Benjamin Bagby, Norbert Rodenkirchen, Wolodymyr Smishkewych
Benjamin Bagby

Early Music Vancouver Festival 2013

Vancouver Early Music Festival 

Sequentia: The Unknown 'Carmina Burana' Sung in Latin with English projections

Sequentia Benjamin Bagby, director, voice & harp, Norbert Rodenkirchen, flute; Wolodymyr Smishkewych, voice, organistrum,
joined by participants of Sequentia's intensive summer course in medieval music

Date and Venue 9 August 2013, 8.00pm | UBC

Reviewer Elizabeth Paterson

Any performance by Benjamin Bagby exhibits meticulous attention to detail, extensive research, hard labour, considerable thought and magic to bring it alive.  All these qualities were in evidence to some degree on Friday evening.
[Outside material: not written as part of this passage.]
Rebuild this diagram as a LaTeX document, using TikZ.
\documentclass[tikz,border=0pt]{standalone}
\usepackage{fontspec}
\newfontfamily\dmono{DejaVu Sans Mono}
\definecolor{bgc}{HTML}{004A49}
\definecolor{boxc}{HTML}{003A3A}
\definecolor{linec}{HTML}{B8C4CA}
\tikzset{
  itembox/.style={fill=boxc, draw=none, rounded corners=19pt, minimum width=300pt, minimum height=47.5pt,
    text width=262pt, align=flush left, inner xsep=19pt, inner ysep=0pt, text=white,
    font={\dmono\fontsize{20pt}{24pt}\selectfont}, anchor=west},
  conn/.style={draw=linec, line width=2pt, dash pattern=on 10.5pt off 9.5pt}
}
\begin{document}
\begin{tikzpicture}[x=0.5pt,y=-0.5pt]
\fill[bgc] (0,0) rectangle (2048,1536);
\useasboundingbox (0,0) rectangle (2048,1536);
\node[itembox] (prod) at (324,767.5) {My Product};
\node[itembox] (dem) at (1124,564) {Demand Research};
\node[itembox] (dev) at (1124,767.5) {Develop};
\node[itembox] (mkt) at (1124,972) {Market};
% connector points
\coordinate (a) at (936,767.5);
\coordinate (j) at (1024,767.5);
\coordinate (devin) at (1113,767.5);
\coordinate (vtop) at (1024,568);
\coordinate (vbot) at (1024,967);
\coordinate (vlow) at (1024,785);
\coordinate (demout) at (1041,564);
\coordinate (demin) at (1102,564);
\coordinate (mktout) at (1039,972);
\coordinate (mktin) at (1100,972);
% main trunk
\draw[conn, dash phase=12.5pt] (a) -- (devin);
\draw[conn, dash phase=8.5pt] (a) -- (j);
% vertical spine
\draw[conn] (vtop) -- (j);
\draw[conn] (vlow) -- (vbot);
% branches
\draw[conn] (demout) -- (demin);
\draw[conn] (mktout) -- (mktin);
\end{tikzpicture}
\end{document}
This Festival runs in tandem with the courses offered by the Early Music Festival Programme and some performances are essentially faculty concerts, and none the worse for that. Friday's event was more a student recital supported by faculty members. It was a pleasure to hear their voices and their playing.  
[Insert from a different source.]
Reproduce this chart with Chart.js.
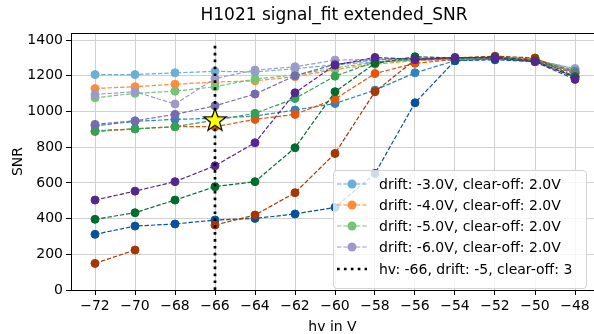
<!DOCTYPE html>
<html><head><meta charset="utf-8">
<script src="https://cdn.jsdelivr.net/npm/chart.js@4/dist/chart.umd.min.js"></script>
<style>
html,body{margin:0;padding:0;background:#fff;}
#wrap{position:relative;width:594px;height:334px;overflow:hidden;font-family:"DejaVu Sans",sans-serif;color:#000;}
#c{position:absolute;left:0;top:0;}
#title{position:absolute;top:4px;left:0;width:668px;text-align:center;font-size:17px;line-height:20px;white-space:nowrap;}
#legend{position:absolute;left:333px;top:170px;width:254px;height:119px;box-sizing:border-box;border:1px solid #d4d4d4;border-radius:4px;background:rgba(255,255,255,0.8);}
.row{position:absolute;left:0;height:20px;width:252px;}
.row svg{position:absolute;left:1px;top:0;}
.row span{position:absolute;left:45px;top:1px;font-size:14px;line-height:18px;white-space:nowrap;}
</style></head>
<body>
<div id="wrap">
<canvas id="c" width="594" height="334"></canvas>
<div id="title">H1021 signal_fit extended_SNR</div>
<div id="legend"></div>
</div>
<script>
const hv = [-72,-70,-68,-66,-64,-62,-60,-58,-56,-54,-52,-50,-48];
const xTicks = [-72,-70,-68,-66,-64,-62,-60,-58,-56,-54,-52,-50,-48];
const yTicks = [0,200,400,600,800,1000,1200,1400];

// clear-off 2.0V
const d3co2 = [1207,1207,1217,1225,1222,1240,1262,1278,1285,1290,1295,1285,1232];
const d4co2 = [1129,1139,1153,1165,1172,1195,1236,1265,1285,1295,1305,1295,1222];
const d5co2 = [1077,1102,1114,1139,1182,1205,1245,1275,1290,1295,1300,1290,1238];
const d6co2 = [1096,1111,1042,1185,1232,1251,1288,1292,1300,1300,1300,1288,1241];
// clear-off 3.0V
const d3co3 = [920,945,956,962,975,1008,1045,1120,1217,1285,1295,1285,1213];
const d4co3 = [888,903,915,915,956,984,1070,1213,1270,1292,1305,1295,1218];
const d5co3 = [892,903,915,952,990,1073,1198,1279,1292,1295,1300,1290,1225];
const d6co3 = [928,948,984,1032,1098,1200,1265,1290,1297,1300,1300,1285,1213];
// clear-off 4.0V
const d3co4 = [312,358,370,392,401,426,463,653,1049,1285,1290,1280,1195];
const d4co4 = [149,224,null,364,420,545,765,1111,1290,1300,1310,1300,1195];
const d5co4 = [396,433,504,579,607,797,1111,1270,1307,1300,1305,1285,1190];
const d6co4 = [504,554,607,696,825,1105,1260,1303,1292,1303,1300,1279,1180];

const seriesLabels = [
 'drift: -3.0V, clear-off: 2.0V','drift: -4.0V, clear-off: 2.0V','drift: -5.0V, clear-off: 2.0V','drift: -6.0V, clear-off: 2.0V',
 'drift: -3.0V, clear-off: 3.0V','drift: -4.0V, clear-off: 3.0V','drift: -5.0V, clear-off: 3.0V','drift: -6.0V, clear-off: 3.0V',
 'drift: -3.0V, clear-off: 4.0V','drift: -4.0V, clear-off: 4.0V','drift: -5.0V, clear-off: 4.0V','drift: -6.0V, clear-off: 4.0V'];
const seriesValues = [d3co2,d4co2,d5co2,d6co2,d3co3,d4co3,d5co3,d6co3,d3co4,d4co4,d5co4,d6co4];
const seriesColors = ['#6baed6','#fd8d3c','#74c476','#9e9ac8',
                      '#3182bd','#e6550d','#31a354','#756bb1',
                      '#08519c','#a63603','#006d2c','#54278f'];
const bestHv = -66, bestSnr = 952, vlineTop = 1375;
const vlineLabel = 'hv: -66, drift: -5, clear-off: 3';

// star marker
function makeStar(){
  const c = document.createElement('canvas'); c.width = 28; c.height = 28;
  const g = c.getContext('2d'); const cx = 14, cy = 14.5, R = 12, r = 4.8;
  g.beginPath();
  for (let i=0;i<10;i++){ const a = -Math.PI/2 + i*Math.PI/5; const rr = i%2?r:R;
    g.lineTo(cx+rr*Math.cos(a), cy+rr*Math.sin(a)); }
  g.closePath(); g.fillStyle='#ffff00'; g.fill(); g.lineWidth=1.2; g.strokeStyle='#000'; g.lineJoin='miter'; g.stroke();
  return c;
}

const datasets = seriesValues.map((vals,i)=>({
  type:'line', label:seriesLabels[i],
  data: hv.map((x,j)=>({x:x,y:vals[j]})),
  borderColor:seriesColors[i], backgroundColor:seriesColors[i],
  borderWidth:1.2, borderDash:[4.4,1.9], tension:0, fill:false, spanGaps:false,
  pointRadius:4, pointHoverRadius:4, pointBorderWidth:1,
  pointBorderColor:seriesColors[i], pointBackgroundColor:seriesColors[i],
  order: 100 - i
}));
datasets.push({type:'line', label:vlineLabel, data:[{x:bestHv,y:0},{x:bestHv,y:vlineTop}],
  borderColor:'#000', borderWidth:2.7, borderDash:[2.7,4.2], borderCapStyle:'butt', pointRadius:0, fill:false, order:2});
datasets.push({type:'scatter', label:'best', data:[{x:bestHv,y:bestSnr}], pointStyle:makeStar(), pointRadius:12, order:1});

const fam = '"DejaVu Sans", sans-serif';
const minus = v => String(v).replace('-', '\u2212');

const spine = {id:'spine', afterDraw(chart){ const {ctx, chartArea:a} = chart; ctx.save();
  ctx.strokeStyle='#000'; ctx.lineWidth=1; ctx.beginPath(); ctx.moveTo(a.left, a.top+0.5); ctx.lineTo(a.right, a.top+0.5); ctx.stroke(); ctx.restore(); }};

new Chart(document.getElementById('c'), {
  data:{datasets},
  options:{
    responsive:false, animation:false, devicePixelRatio:1,
    layout:{padding:{left:0,right:0,top:33,bottom:0}, autoPadding:false},
    plugins:{legend:{display:false}, tooltip:{enabled:false}, title:{display:false}},
    scales:{
      x:{type:'linear', min:-73.2, max:-47.05,
        afterBuildTicks: s => { s.ticks = xTicks.map(v=>({value:v})); },
        afterFit: s => { s.height = 44; s.paddingLeft = 0; s.paddingRight = 0; },
        ticks:{color:'#000', font:{family:fam,size:14}, padding:3, maxRotation:0, autoSkip:false, callback: v => minus(v)},
        grid:{color:'#d0d0d0', lineWidth:1, tickColor:'#000', tickLength:5, tickWidth:1},
        border:{color:'#000', width:1},
        title:{display:true, text:'hv in V', color:'#000', font:{family:fam,size:14,lineHeight:1}, padding:{top:0,bottom:0}}
      },
      y:{type:'linear', min:0, max:1440,
        afterBuildTicks: s => { s.ticks = yTicks.map(v=>({value:v})); },
        afterFit: s => { s.width = 71; s.paddingTop = 0; s.paddingBottom = 0; },
        ticks:{color:'#000', font:{family:fam,size:14}, padding:3, callback: v => String(v)},
        grid:{color:'#d0d0d0', lineWidth:1, tickColor:'#000', tickLength:5, tickWidth:1},
        border:{color:'#000', width:1},
        title:{display:true, text:'SNR', color:'#000', font:{family:fam,size:14,lineHeight:1.2}, padding:{top:9.6,bottom:0}}
      }
    }
  },
  plugins:[spine]
});

// HTML legend
const leg = document.getElementById('legend');
const rowsY = [12.5, 33.7, 54.9, 76.1, 97.5];
for (let i=0;i<4;i++){
  const row = document.createElement('div'); row.className='row'; row.style.top=(rowsY[i]-10)+'px';
  row.innerHTML = '<svg width="34" height="20"><line x1="2" y1="10" x2="32" y2="10" stroke="'+seriesColors[i]+'" stroke-width="1.2" stroke-dasharray="4.4 1.9"/><circle cx="17" cy="10" r="4.5" fill="'+seriesColors[i]+'"/></svg><span></span>';
  row.querySelector('span').textContent = seriesLabels[i];
  leg.appendChild(row);
}
const r5 = document.createElement('div'); r5.className='row'; r5.style.top=(rowsY[4]-10)+'px';
r5.innerHTML = '<svg width="34" height="20"><line x1="2" y1="10" x2="32" y2="10" stroke="#000" stroke-width="2.7" stroke-dasharray="2.7 4.2"/></svg><span></span>';
r5.querySelector('span').textContent = vlineLabel;
leg.appendChild(r5);
</script>
</body></html>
The students are highly accomplished musicians, some already with established professional careers.

The programme was chosen chiefly from the 'Carmina Burana'.  There were love songs for the young at heart and songs of money, power and corruption which speak directly to our modern age.  Some songs had music written in the manuscript.  In other cases, music has been reconstructed, as in the sorrowful  'Lament of Dido, Queen of Carthage.'  

A fascinating variety of styles of verse from lyric to dramatic and bitter to pragmatic were on display as well as a wide array of musical styles.  Amongst them were the very sophisticated Ludus super Anticlaudianum, played by Norbert Rodenkirchen on flute, the superbly satirical 'O curas hominem' which delivers mordant criticism of Church through plainchant, the dramatic 'Olim sudor Herculis' performed by Bagby in his unique mix of declamation and song.

Instrumental pieces were interspersed with the songs and the various changes rung on the number of singers and whether or not they were accompanied all added interest.  Accompaniment was provided by an assortment of instruments, vielles, flute, harp and organistrum.  The spoken word was a surprising and interesting divergence from music.  Short maxims read aloud in Latin gave a tantalizing hint of the sounds of everyday life long ago.
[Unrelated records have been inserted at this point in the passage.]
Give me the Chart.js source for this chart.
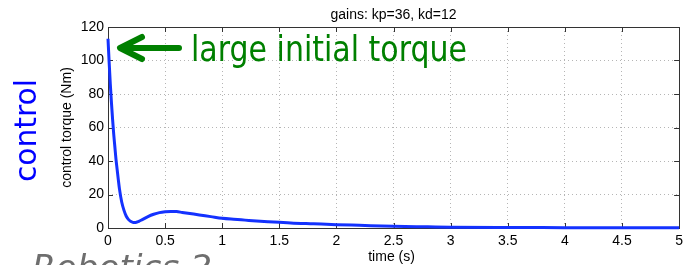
<!DOCTYPE html>
<html>
<head>
<meta charset="utf-8">
<script src="https://cdn.jsdelivr.net/npm/chart.js@4"></script>
<style>
  html, body { margin: 0; padding: 0; background: #fff; }
  #wrap { width: 688px; height: 265px; position: relative; }
</style>
</head>
<body>
<div id="wrap"><canvas id="chart-torque" width="688" height="265"></canvas></div>
<script>
// time samples (s) and control torque (Nm)
const timeS = [0, 0.01, 0.02, 0.03, 0.04, 0.05, 0.06, 0.07, 0.08, 0.09, 0.1, 0.12, 0.14, 0.16, 0.18, 0.2,
  0.22, 0.24, 0.27, 0.3, 0.35, 0.4, 0.45, 0.5, 0.55, 0.6, 0.65, 0.7, 0.8, 0.9, 1.0, 1.1, 1.2, 1.3, 1.4,
  1.5, 1.6, 1.8, 2.0, 2.2, 2.5, 2.8, 3.0, 3.5, 4.0, 4.5, 5.0];
const torqueNm = [113, 99, 86, 75, 65, 56, 48.5, 41, 35, 29, 23.5, 15.5, 10.5, 7, 5, 3.9,
  3.3, 3.3, 4, 5, 6.8, 8.2, 9.2, 9.7, 9.9, 9.8, 9.3, 8.8, 7.8, 6.8, 5.8, 5.2, 4.7, 4.2, 3.8,
  3.4, 3.0, 2.5, 2.0, 1.6, 1.0, 0.7, 0.5, 0.3, 0.2, 0.1, 0.1];
const xTicks = [0, 0.5, 1, 1.5, 2, 2.5, 3, 3.5, 4, 4.5, 5];
const yTicks = [0, 20, 40, 60, 80, 100, 120];

const plotTitle = "gains: kp=36, kd=12";
const xTitle = "time (s)";
const yTitle = "control torque (Nm)";
const sideNote = "control";
const arrowNote = "large initial torque";
const footNote = "Robotics 2";

const tickFont = '14px "Liberation Sans", Arial, sans-serif';

// draw text squeezed/stretched horizontally to a target width
function fitText(ctx, text, font, x, y, width) {
  ctx.font = font;
  const w = ctx.measureText(text).width;
  ctx.save();
  ctx.translate(x, y);
  ctx.scale(width / w, 1);
  ctx.fillText(text, 0, 0);
  ctx.restore();
}

const framePlugin = {
  id: "frame",
  beforeDatasetsDraw(chart) {
    const ctx = chart.ctx;
    const a = chart.chartArea;
    const xs = chart.scales.x;
    const ys = chart.scales.y;
    ctx.save();
    ctx.strokeStyle = "#333";
    ctx.lineWidth = 1;
    ctx.beginPath();
    xTicks.forEach((v) => {
      const px = Math.round(xs.getPixelForValue(v)) + 0.5;
      ctx.moveTo(px, a.bottom);
      ctx.lineTo(px, a.bottom - 5);
      ctx.moveTo(px, a.top);
      ctx.lineTo(px, a.top + 5);
    });
    yTicks.forEach((v) => {
      const py = Math.round(ys.getPixelForValue(v)) + 0.5;
      ctx.moveTo(a.left, py);
      ctx.lineTo(a.left + 5, py);
      ctx.moveTo(a.right, py);
      ctx.lineTo(a.right - 5, py);
    });
    ctx.stroke();
    ctx.strokeRect(Math.round(a.left) + 0.5, Math.round(a.top) + 0.5,
      Math.round(a.right - a.left), Math.round(a.bottom - a.top));
    ctx.restore();
  },
  afterDraw(chart) {
    const ctx = chart.ctx;
    const a = chart.chartArea;
    const cx = (a.left + a.right) / 2;
    ctx.save();
    ctx.fillStyle = "#000";
    ctx.font = tickFont;
    ctx.textAlign = "center";
    ctx.textBaseline = "alphabetic";
    ctx.fillText(plotTitle, cx, 19);
    ctx.fillText(xTitle, cx - 2, 261);
    ctx.save();
    ctx.translate(71, (a.top + a.bottom) / 2);
    ctx.rotate(-Math.PI / 2);
    ctx.fillText(yTitle, 0, 0);
    ctx.restore();

    // blue side note
    ctx.fillStyle = "#0000ff";
    ctx.textAlign = "left";
    ctx.save();
    ctx.translate(36, 182);
    ctx.rotate(-Math.PI / 2);
    fitText(ctx, sideNote, '30px "DejaVu Sans", sans-serif', 0, 0, 103);
    ctx.restore();

    // green arrow + note
    ctx.strokeStyle = "#008000";
    ctx.fillStyle = "#008000";
    ctx.lineWidth = 6;
    ctx.lineCap = "round";
    ctx.lineJoin = "round";
    ctx.beginPath();
    ctx.moveTo(179, 48);
    ctx.lineTo(121, 48);
    ctx.moveTo(142, 37);
    ctx.lineTo(120, 48);
    ctx.lineTo(142, 59);
    ctx.stroke();
    fitText(ctx, arrowNote, '36px "DejaVu Sans", sans-serif', 191, 61, 276);

    // grey footer, cut by the bottom edge
    ctx.fillStyle = "#6e6e6e";
    fitText(ctx, footNote, 'italic 34px "DejaVu Sans", sans-serif', 32, 279, 180);
    ctx.restore();
  },
};

const ctx = document.getElementById("chart-torque").getContext("2d");
const torqueChart = new Chart(ctx, {
  type: "line",
  data: {
    datasets: [
      {
        label: "control torque",
        data: timeS.map((t, i) => ({ x: t, y: torqueNm[i] })),
        borderColor: "rgb(20, 50, 255)",
        borderWidth: 3,
        pointRadius: 0,
        fill: false,
        cubicInterpolationMode: "monotone",
        clip: false,
      },
    ],
  },
  options: {
    responsive: false,
    animation: false,
    layout: { padding: { top: 27, right: 5, left: 0, bottom: 0 } },
    plugins: {
      legend: { display: false },
      tooltip: { enabled: false },
      title: { display: false },
    },
    scales: {
      x: {
        type: "linear",
        min: 0,
        max: 5,
        afterBuildTicks: (scale) => {
          scale.ticks = xTicks.map((v) => ({ value: v }));
        },
        afterFit: (scale) => {
          scale.height = 37;
        },
        ticks: {
          color: "#000",
          font: { family: '"Liberation Sans", Arial, sans-serif', size: 14 },
          padding: 5,
          maxRotation: 0,
          callback: (v) => String(v),
        },
        grid: { color: "#b5b5b5", drawTicks: false, lineWidth: 1 },
        border: { display: false, dash: [1, 3] },
      },
      y: {
        type: "linear",
        min: 0,
        max: 120,
        afterBuildTicks: (scale) => {
          scale.ticks = yTicks.map((v) => ({ value: v }));
        },
        afterFit: (scale) => {
          scale.width = 108;
        },
        ticks: {
          color: "#000",
          font: { family: '"Liberation Sans", Arial, sans-serif', size: 14 },
          padding: 4,
          callback: (v) => String(v),
        },
        grid: { color: "#b5b5b5", drawTicks: false, lineWidth: 1 },
        border: { display: false, dash: [1, 3] },
      },
    },
  },
  plugins: [framePlugin],
});
</script>
</body>
</html>
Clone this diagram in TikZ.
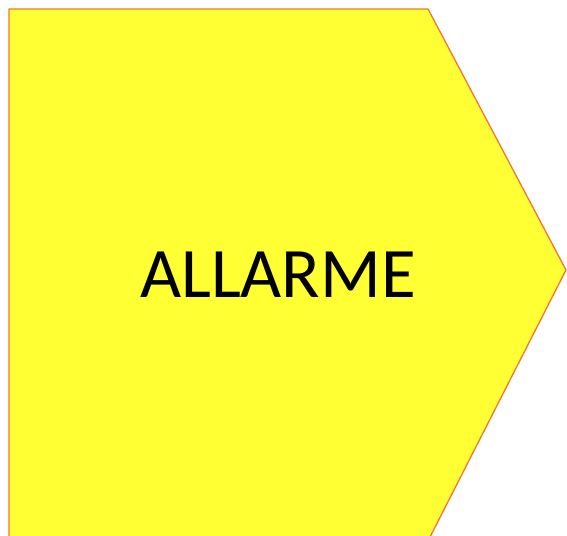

Helpful translations were projected onto a screen behind the performers.  It would have been nice to have the original text projected as well, the diction not always being quite clear.  Despite the interest of the individual numbers, there was a general homogeneity in the performances and a slightly austere, academic air which was never quite transcended.  Magic perhaps can't be taught.